Hi all, I was searching around the internet/ forums and was wondering how to communicate between two arduinos (mega, and duemilanove) with xbee. I was not able to find anything except how to do it between a computer and an arduino, but not arduino to arduino... This is a follow up from here:http://www.arduino.cc/cgi-bin/yabb2/YaBB.pl?num=1291601530/5#5, but back then I only had one. I have a few questions: How would I go about doing this? What type of xbee would I use? (I only need to communicate across my house) Im very new to Xbee so what code for the arduino and the xbee (if it uses code) would I need? Im trying to send the information of one SHT15 (which uses I2c) to another arduino.

Sorry if this is confusing, I haven't written much on these forums..

Thanks

Does it have to be XBee? These:

RF Link Transmitter - 434MHz - WRL-08946 - SparkFun Electronics (transmitter)
http://www.sparkfun.com/products/8949 (reciever)

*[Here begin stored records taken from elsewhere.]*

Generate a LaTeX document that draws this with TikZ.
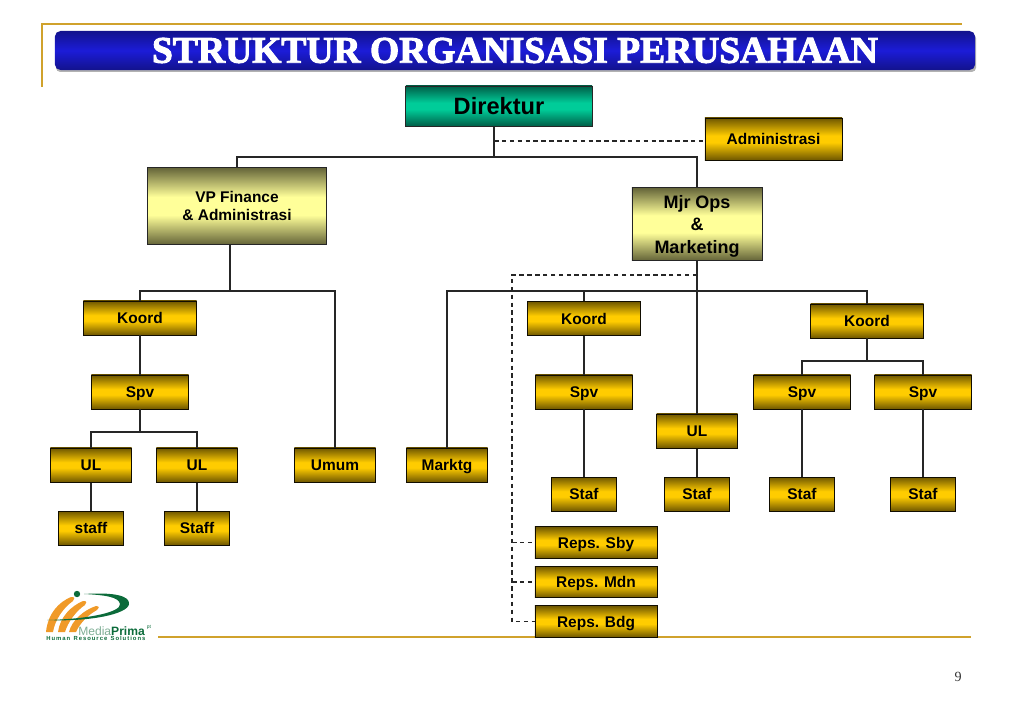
\documentclass[tikz,border=0pt]{standalone}
\usepackage{fontspec}
\setmainfont{Liberation Sans}
\newfontfamily\titlefont[FakeBold=2.6]{Liberation Serif Bold}
\newfontfamily\pagefont{Liberation Serif}
\usetikzlibrary{arrows.meta,positioning}
\definecolor{goldline}{HTML}{D0A22C}
\definecolor{golddark}{HTML}{6F5700}
\definecolor{goldmid}{HTML}{FFCC00}
\definecolor{olivedark}{HTML}{66663A}
\definecolor{olivemid}{HTML}{FFFF99}
\definecolor{tealdark}{HTML}{005F48}
\definecolor{tealmid}{HTML}{00CC99}
\definecolor{barblue}{HTML}{1C1CD8}
\definecolor{bardark}{HTML}{12128C}
\definecolor{logoorange}{HTML}{F09A28}
\definecolor{logogreen}{HTML}{0B6B3A}
\definecolor{logolight}{HTML}{7FAE95}
\pgfdeclareverticalshading{goldshade}{100bp}{color(0bp)=(golddark); color(25bp)=(golddark); color(46bp)=(goldmid); color(54bp)=(goldmid); color(75bp)=(golddark); color(100bp)=(golddark)}
\pgfdeclareverticalshading{oliveshade}{100bp}{color(0bp)=(olivedark); color(25bp)=(olivedark); color(44bp)=(olivemid); color(56bp)=(olivemid); color(75bp)=(olivedark); color(100bp)=(olivedark)}
\pgfdeclareverticalshading{tealshade}{100bp}{color(0bp)=(tealdark); color(25bp)=(tealdark); color(46bp)=(tealmid); color(54bp)=(tealmid); color(75bp)=(tealdark); color(100bp)=(tealdark)}

\begin{document}
\begin{tikzpicture}[
      x=0.025cm,y=-0.025cm,
      goldbox/.style={draw=black!85!golddark,line width=0.7pt,shade,shading=goldshade,
                   inner sep=0pt,minimum height=0.85cm,text height=8pt,text depth=0pt,
                   font=\fontsize{11}{13}\selectfont\bfseries},
      koordbox/.style={goldbox,minimum width=2.825cm},
      spvbox/.style={goldbox,minimum width=2.425cm},
      ulbox/.style={goldbox,minimum width=2.025cm},
      stafbox/.style={goldbox,minimum width=1.625cm},
      repsbox/.style={goldbox,minimum width=3.05cm,minimum height=0.78cm},
      vpbox/.style={draw=black!85,line width=0.7pt,shade,shading=oliveshade,inner sep=0pt,align=center},
      conn/.style={draw=black!85,line width=0.75pt},
      dashconn/.style={conn,dash pattern=on 3.2pt off 2.4pt}]
    % header
    \draw[goldline,line width=1.2pt] (42,87)--(42,24)--(962,24);
    \fill[black!30,rounded corners=3pt] (56,34) rectangle (976,72);
    \node[rounded corners=4pt,minimum width=23cm,minimum height=0.975cm,inner sep=0pt,
          top color=bardark,bottom color=bardark,middle color=barblue] (bar) at (515,50.5) {};
    \node[text=white,font=\titlefont\fontsize{26.7}{30}\selectfont] (title) at (515,50.5) {STRUKTUR ORGANISASI PERUSAHAAN};
    \draw[goldline,line width=1.2pt] (158,637)--(971,637);

    % top of the chart
    \node[draw=black!85,line width=0.7pt,shade,shading=tealshade,
          minimum width=4.65cm,minimum height=1cm,inner sep=0pt,
          font=\fontsize{16.8}{20}\selectfont\bfseries] (dir) at (499,106) {Direktur};
    \node[goldbox,minimum width=3.425cm,minimum height=1.05cm] (adm) at (773.5,139) {Administrasi};
    \node[vpbox,minimum width=4.45cm,minimum height=1.9cm,font=\fontsize{11}{13}\selectfont\bfseries] (vp) at (237,206) {VP Finance\\\& Administrasi};
    \node[vpbox,minimum width=3.25cm,minimum height=1.8cm,font=\fontsize{12.8}{16}\selectfont\bfseries] (mjr) at (697,224) {\rule{0pt}{12pt}Mjr Ops\\\&\\Marketing};

    % left branch
    \node[koordbox] (koordA) at (140,318) {Koord};
    \node[spvbox] (spvA) at (140,392) {Spv};
    \node[ulbox] (ulA) at (91,465) {UL};
    \node[ulbox] (ulB) at (197,465) {UL};
    \node[ulbox] (umum) at (335,465) {Umum};
    \node[stafbox] (staffA) at (91,528) {staff};
    \node[stafbox] (staffB) at (197,528) {Staff};

    % right branch
    \node[ulbox] (marktg) at (447,465) {Marktg};
    \node[koordbox] (koordB) at (584,318.5) {Koord};
    \node[spvbox] (spvB) at (584,392) {Spv};
    \node[stafbox] (stafB) at (584,494) {Staf};
    \node[ulbox] (ulC) at (697,431) {UL};
    \node[stafbox] (stafC) at (697,494) {Staf};
    \node[koordbox] (koordC) at (867,321) {Koord};
    \node[spvbox] (spvC) at (802,392) {Spv};
    \node[spvbox] (spvD) at (923,392) {Spv};
    \node[stafbox] (stafD) at (802,494) {Staf};
    \node[stafbox] (stafE) at (923,494) {Staf};
    \node[repsbox] (repsA) at (596,542.5) {Reps. Sby};
    \node[repsbox] (repsB) at (596,582) {Reps. Mdn};
    \node[repsbox] (repsC) at (596,621.5) {Reps. Bdg};

    % connectors
    \coordinate (busTop) at (494,157);
    \coordinate (admTee) at (494,141);
    \coordinate (vpFoot) at (230,291);
    \coordinate (busBleft) at (447,291);
    \coordinate (ulBus) at (140,432);
    \coordinate (spvBus) at (867,361);
    \coordinate (dashTop) at (697,275);
    \coordinate (dashCorner) at (512,275);
    \draw[conn] (dir.south -| busTop)--(busTop);
    \draw[conn] (vp.north)|-(busTop)-|(mjr.north);
    \draw[dashconn] (admTee)--(adm.west |- admTee);
    \draw[conn] (vp.south -| vpFoot)--(vpFoot);
    \draw[conn] (koordA.north)|-(vpFoot)-|(umum.north);
    \draw[conn] (koordA)--(spvA);
    \draw[conn] (spvA.south)--(ulBus);
    \draw[conn] (ulA.north)|-(ulBus)-|(ulB.north);
    \draw[conn] (ulA)--(staffA);
    \draw[conn] (ulB)--(staffB);
    \draw[conn] (marktg.north)|-(koordC.north |- busBleft)--(koordC.north);
    \draw[conn] (koordB.north |- busBleft)--(koordB.north);
    \draw[conn] (koordB)--(spvB);
    \draw[conn] (spvB)--(stafB);
    \draw[conn] (mjr)--(ulC);
    \draw[conn] (ulC)--(stafC);
    \draw[conn] (koordC.south)--(spvBus);
    \draw[conn] (spvC.north)|-(spvBus)-|(spvD.north);
    \draw[conn] (spvC)--(stafD);
    \draw[conn] (spvD)--(stafE);
    \draw[dashconn] (dashTop)--(dashCorner)|-(repsC.west);
    \draw[dashconn] (dashCorner |- repsA.west)--(repsA.west);
    \draw[dashconn] (dashCorner |- repsB.west)--(repsB.west);

    % logo
    \fill[logoorange] (46,632) .. controls (48,613) and (59,602) .. (71,597) .. controls (75,596) and (75,600) .. (73,601) .. controls (63,608) and (55,620) .. (53,632) -- cycle;
    \fill[logoorange] (58,632) .. controls (60,617) and (71,606) .. (83,601) .. controls (87,600) and (87,604) .. (85,605) .. controls (76,611) and (68,622) .. (65,632) -- cycle;
    \fill[logoorange] (69,632) .. controls (72,620) and (84,610) .. (96,606) .. controls (100,606) and (99,609) .. (97,610) .. controls (88,615) and (80,623) .. (76,632) -- cycle;
    \fill[logogreen] (77,594) circle (3.2);
    \fill[logogreen] (84,594) .. controls (115,592) and (130,596) .. (129,604) .. controls (128,614) and (90,622) .. (47,620) .. controls (90,619) and (121,612) .. (120,604) .. controls (119,597) and (105,595) .. (84,594) -- cycle;
    \node[anchor=west,inner sep=0pt,font=\fontsize{8.6}{9}\selectfont] (logoname) at (78,631) {\textcolor{logolight}{Media}\textcolor{logogreen}{\textbf{Prima}}};
    \node[inner sep=0pt,text=logogreen,font=\fontsize{3.5}{4}\selectfont] (logopt) at (149,627) {pt};
    \node[anchor=west,inner sep=0pt,text=logogreen,font=\fontsize{4.2}{5}\selectfont\bfseries] (logotag) at (46,638.5) {H\,u\,m\,a\,n\ \ R\,e\,s\,o\,u\,r\,c\,e\ \ S\,o\,l\,u\,t\,i\,o\,n\,s};

    \node[text=black!80,font=\pagefont\fontsize{10}{12}\selectfont] (pagenum) at (958,677) {9};
    \useasboundingbox (0,0) rectangle (1023,708);
  \end{tikzpicture}
\end{document}
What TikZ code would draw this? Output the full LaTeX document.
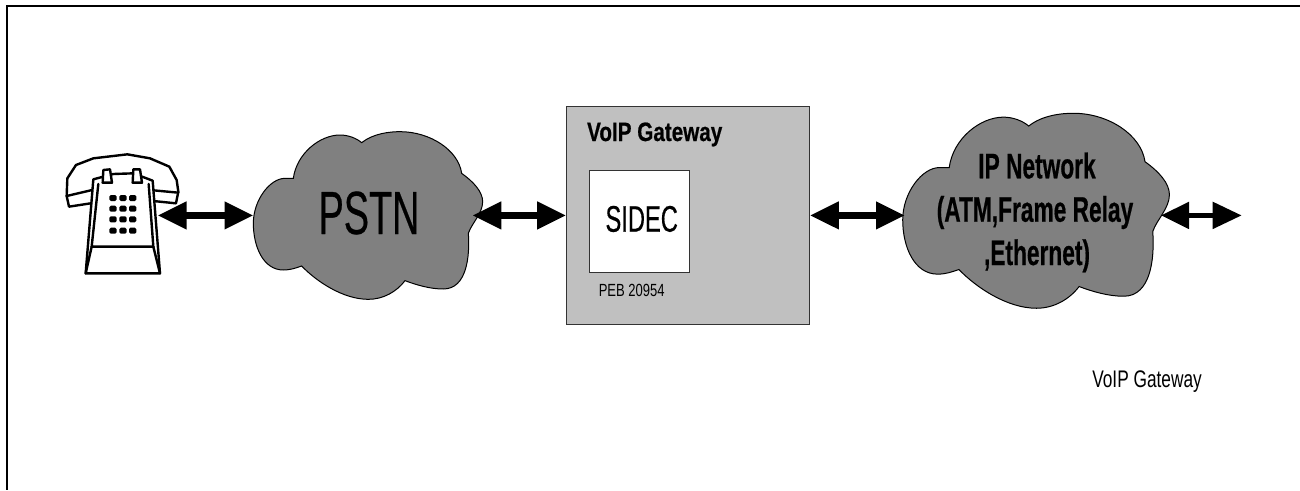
\documentclass[tikz,border=0pt]{standalone}
\usepackage{fontspec}
\usepackage{graphicx}
\setmainfont{Liberation Sans}
\newfontfamily\heavyfont[BoldFeatures={FakeBold=0.7}]{Liberation Sans}
\newfontfamily\regheavy[FakeBold=0.5]{Liberation Sans}
\usetikzlibrary{arrows.meta}
\newcommand{\sq}[2]{\scalebox{#1}[1]{#2}}
\newcommand{\fs}[1]{\fontsize{#1}{#1}\selectfont}
\newcommand{\cloudshape}{
  (160,265) .. controls (170,190) and (240,135) .. (300,135)
  .. controls (325,135) and (350,145) .. (365,158)
  .. controls (400,130) and (450,125) .. (480,125)
  .. controls (570,125) and (655,180) .. (665,250)
  .. controls (700,275) and (728,305) .. (728,335)
  .. controls (728,370) and (695,400) .. (685,430)
  .. controls (690,500) and (680,597) .. (610,597)
  .. controls (570,597) and (530,585) .. (495,572)
  .. controls (470,605) and (430,628) .. (385,628)
  .. controls (310,628) and (230,575) .. (185,528)
  .. controls (165,535) and (150,540) .. (130,540)
  .. controls (70,540) and (40,470) .. (40,400)
  .. controls (40,330) and (90,265) .. (135,265)
  .. controls (145,265) and (155,265) .. (160,265) -- cycle}
\tikzset{
  frameline/.style={line width=2pt,line cap=butt},
  cloudfill/.style={fill=cloudgrey,draw=black,line width=1pt},
  biarrow/.style={line width=7pt,{Triangle[length=29pt,width=26pt]}-{Triangle[length=29pt,width=26pt]}},
  thinbiarrow/.style={line width=5pt,{Triangle[length=28pt,width=26pt]}-{Triangle[length=29pt,width=26pt]}},
  gatebox/.style={fill=gategrey,draw=black!80,line width=1pt,inner sep=0pt,minimum width=242.6pt,minimum height=217.3pt},
  chipbox/.style={fill=white,draw=black!80,line width=1pt,inner sep=0pt,minimum width=100.7pt,minimum height=102pt},
  lbl/.style={inner sep=0pt,text=black,anchor=base},
  phoneline/.style={line width=2.4pt,line join=round,line cap=round,draw=black,fill=white},
  phonekey/.style={fill=black,rounded corners=1.5pt,draw=none}
}
\definecolor{cloudgrey}{HTML}{808080}
\definecolor{gategrey}{HTML}{C0C0C0}
\begin{document}
\begin{tikzpicture}[x=1pt,y=-1pt]
\useasboundingbox (0,0) rectangle (1300,490);
\draw[frameline] (1300,6) -- (7,6) -- (7,490);
% clouds
\begin{scope}[shift={(240,90)},scale=0.33333]
\path[cloudfill] \cloudshape;
\end{scope}
\begin{scope}[shift={(887.2,64.8)},scale=0.38767]
\path[cloudfill] \cloudshape;
\end{scope}
% gateway
\node[gatebox] (gw) at (688,215.4) {};
\node[chipbox] (chip) at (639.6,221.7) {};
\coordinate (pstnW) at (253.5,215.4);
\coordinate (pstnE) at (472.3,215.4);
\coordinate (ipW) at (905,215.4);
\coordinate (ipE) at (1161,215.4);
\coordinate (ipOut) at (1241.7,215.4);
\coordinate (phoneE) at (157.5,215.4);
\node[lbl,font=\heavyfont\bfseries\fs{26.5}] (gwtitle) at (654.7,141) {\sq{0.78}{VoIP Gateway}};
\node[lbl,font=\regheavy\fs{37}] (sidec) at (641.7,231.7) {\sq{0.64}{SIDEC}};
\node[lbl,font=\fs{17.6}] (peb) at (631.7,296.7) {\sq{0.74}{PEB 20954}};
\node[lbl,font=\regheavy\fs{61}] (pstn) at (369,234) {\sq{0.62}{PSTN}};
\node[lbl,font=\heavyfont\bfseries\fs{35.5}] (ip1) at (1037,178.3) {\sq{0.64}{IP Network}};
\node[lbl,font=\heavyfont\bfseries\fs{35.5}] (ip2) at (1035,221.7) {\sq{0.64}{(ATM,Frame Relay}};
\node[lbl,font=\heavyfont\bfseries\fs{35.5}] (ip3) at (1037,265) {\sq{0.64}{,Ethernet)}};
\node[lbl,font=\fs{24}] (cap) at (1147,387) {\sq{0.72}{VoIP Gateway}};
% arrows
\draw[biarrow] (phoneE) -- (pstnW);
\draw[biarrow] (pstnE) -- (gw.west);
\draw[biarrow] (gw.east) -- (ipW);
\draw[thinbiarrow] (ipE) -- (ipOut);
% phone
\begin{scope}[shift={(50,110)},scale=0.33333]
\draw[phoneline] (52,205) -- (78,165) -- (130,145) -- (232,133) -- (300,145) -- (358,170) -- (380,210) -- (385,245) -- (378,280) -- (300,272) -- (135,278) -- (57,290) -- (50,258) -- cycle;
\draw[phoneline,fill=none] (50,258) -- (135,238);
\draw[phoneline,fill=none] (300,240) -- (385,248);
\draw[phoneline] (130,208) -- (190,192) -- (250,190) -- (308,212) -- (330,490) -- (107,490) -- cycle;
\draw[phoneline,fill=none] (145,222) -- (125,410) -- (310,410) -- (296,222);
\draw[phoneline,fill=none] (125,410) -- (107,490);
\draw[phoneline,fill=none] (310,410) -- (330,490);
\draw[phoneline] (158,218) -- (160,180) -- (180,178) -- (186,218) -- cycle;
\draw[phoneline] (248,218) -- (250,178) -- (270,178) -- (276,218) -- cycle;
\foreach \kx in {189,219,248}{\foreach \ky in {264,296,328,362}{
  \path[phonekey] (\kx-11,\ky-9) rectangle (\kx+11,\ky+9);}}
\end{scope}
\end{tikzpicture}
\end{document}
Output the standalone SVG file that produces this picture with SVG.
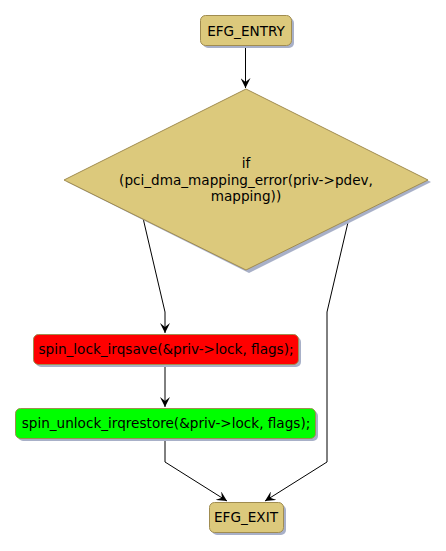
<svg xmlns="http://www.w3.org/2000/svg" width="446" height="551" viewBox="0 0 446 551">
<style>
.box{stroke:#a08c50;stroke-width:1}
.sh{fill:#a8b0c8}
.t{font-family:"DejaVu Sans",sans-serif;font-size:13.6px;fill:#000;text-anchor:middle}
.c{fill:none;stroke:#000;stroke-width:1}
</style>
<defs>
<marker id="ah" viewBox="0 0 10 10" refX="10" refY="5" markerWidth="10" markerHeight="10" markerUnits="userSpaceOnUse" orient="auto">
<path d="M0,0 L10,5 L0,10 L4,5 Z" fill="#000"/>
</marker>
</defs>
<rect width="446" height="551" fill="#fff"/>
<g id="connectors">
<path class="c" d="M245.5,45 V88" marker-end="url(#ah)"/>
<path class="c" d="M143,218 L165,312 V333" marker-end="url(#ah)"/>
<path class="c" d="M165,364 V407" marker-end="url(#ah)"/>
<path class="c" d="M165,438 V462 L227,501" marker-end="url(#ah)"/>
<path class="c" d="M349,218 L327,312 V462 L265,501" marker-end="url(#ah)"/>
</g>
<g id="entry">
<rect class="sh" x="203" y="18" width="91" height="30" rx="5"/>
<rect class="box" x="200.5" y="15.5" width="91" height="30" rx="5" fill="#dcc97c"/>
<text class="t" x="246" y="36">EFG_ENTRY</text>
</g>
<g id="decision">
<polygon class="sh" points="249,92 431,182 249,273 67,182"/>
<polygon class="box" points="246,89 428,180 246,270 64,180" fill="#dcc97c"/>
<text class="t" x="246" y="168">if</text>
<text class="t" x="246" y="185">(pci_dma_mapping_error(priv-&gt;pdev,</text>
<text class="t" x="246" y="201">mapping))</text>
</g>
<g id="lock">
<rect class="sh" x="36" y="337" width="265" height="30" rx="5"/>
<rect class="box" x="33.5" y="334.5" width="265" height="30" rx="5" fill="#ff0000"/>
<text class="t" x="166" y="354">spin_lock_irqsave(&amp;priv-&gt;lock, flags);</text>
</g>
<g id="unlock">
<rect class="sh" x="18" y="411" width="300" height="30" rx="5"/>
<rect class="box" x="15.5" y="408.5" width="300" height="30" rx="5" fill="#00ff00"/>
<text class="t" x="166" y="428">spin_unlock_irqrestore(&amp;priv-&gt;lock, flags);</text>
</g>
<g id="exit">
<rect class="sh" x="212" y="505" width="74" height="30" rx="5"/>
<rect class="box" x="209.5" y="502.5" width="74" height="30" rx="5" fill="#dcc97c"/>
<text class="t" x="246" y="522">EFG_EXIT</text>
</g>
</svg>
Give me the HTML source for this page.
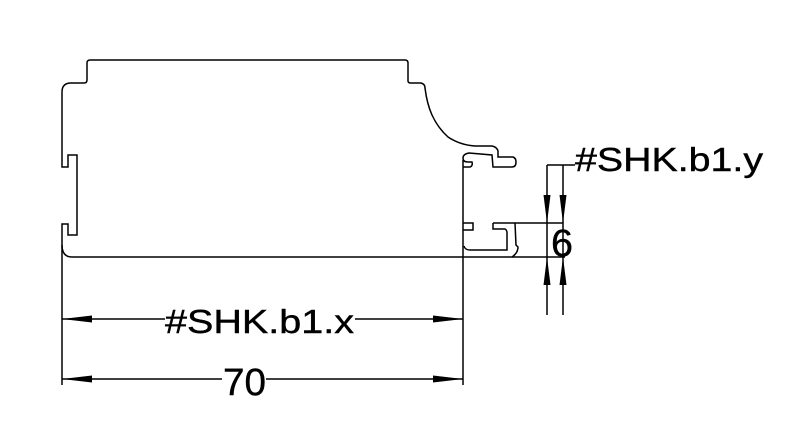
<!DOCTYPE html>
<html><head><meta charset="utf-8"><style>html,body{margin:0;padding:0;background:#fff}svg{display:block}</style></head><body>
<svg width="808" height="442" viewBox="0 0 808 442" xmlns="http://www.w3.org/2000/svg">
<g fill="none" stroke="#000" stroke-width="1.5">
<path d="M62,257 L62,224 L68,224 L68,235 L77,235 L77,155 L68,155 L68,167 L62,167 L62,92 Q62,83 71,83 L84,83 Q87,83 87,80 L87,63 Q87,60 90,60 L405,60 Q408,60 408,63 L408,81 Q408,83 411,83 L421,83 Q425,84 425,88 Q427,104 432,115 Q438,128 448,137 Q460,145 475,146 L492,146 Q497,147 498,151 L498,157 L513,157 Q516,158 516,162 Q516,167 512,167 L493,167 L492,155 L469,153 Q463,154 463,158 Q463,162 468,162 L472,162 Q473,166 470,167 L463,167"/>
<path d="M463,160 L463,385"/>
<path d="M62,245 Q62,257 72,257 L512,257 Q518,253 518,247 L516,245 L515,223"/>
<path d="M463,223 L473,223 L473,230 L463,230"/>
<path d="M493,223 L493,229 L505,229 Q507,230 507,233 L507,250 L470,250 Q465,250 464,246"/>
<path d="M493,223 L563,223"/>
<path d="M512,257 L565,257"/>
<path d="M62,257 L62,385"/>
<path d="M547,165 L575,165 M547,165 L547,315 M563,165 L563,315"/>
<path d="M62,319 L165,319 M355,319 L463,319"/>
<path d="M62,379 L222,379 M266,379 L463,379"/>
</g>
<g fill="#000">
<polygon points="62,319 92,315.5 92,322.5"/>
<polygon points="463,319 433,315.5 433,322.5"/>
<polygon points="62,379 92,375.5 92,382.5"/>
<polygon points="463,379 433,375.5 433,382.5"/>
<polygon points="547,223 543.5,195 550.5,195"/>
<polygon points="563,223 559.5,195 566.5,195"/>
<polygon points="547,257 543.5,285 550.5,285"/>
<polygon points="563,257 559.5,285 566.5,285"/>
</g>
<g font-family="Liberation Sans, Arial, sans-serif" fill="#000" stroke="#000" stroke-width="0.4">
<text x="575" y="171" font-size="33" textLength="188" lengthAdjust="spacingAndGlyphs">#SHK.b1.y</text>
<text x="165" y="333" font-size="33" textLength="189" lengthAdjust="spacingAndGlyphs">#SHK.b1.x</text>
<text x="223" y="395" font-size="38" textLength="43" lengthAdjust="spacingAndGlyphs">70</text>
<text x="551" y="256" font-size="38" textLength="22" lengthAdjust="spacingAndGlyphs">6</text>
</g>
</svg>
</body></html>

are a lot easier to work with.

Well, I guess if they work as well, and decently fast, then yes. How would I work with those?

On the transmitter: Wire up volts and ground to arduino's 5V and GND. Data pin to digital pins, ant. blank. Simply output what you want to broadcast on the data pin.
On receiver: same thing. Just note that there are duplicates of the data, gnd, and volts pins. and an antenna if you like.

MAKE SURE YOU BUY THE RIGHT FREQ. (must be the same).

Seems too easy =). Why are there duplicates on the reciever?

Thanks for the help

Lazy companies. It's probably cheaper to have multiple pins that YOU tie together than they tie together. Remember, they are trying to sell the cheapest product. An extra centimeter of traces may raise the price by a fraction of a cent, which, for millions of parts, and thousands of workers, costs them a lot. Just ignore it. you can probably even leave it unconnected.

I was wondering, would a higher or lower frequency operate better? And what baud rate would be the best?

Read the comments for each one and find the one that everyone seemed to like best. I know that some of them have lots of noise if they don't receive a transmission. Others are out of stock. So find on you like. Frequency probably wont matter much, unless you have internet or some other wireless oerating on the same freq. (probably not, but check anyway.
Baud rate is the speed, so a high baud rate is faster.

Thanks for all the help. I really appreciate it.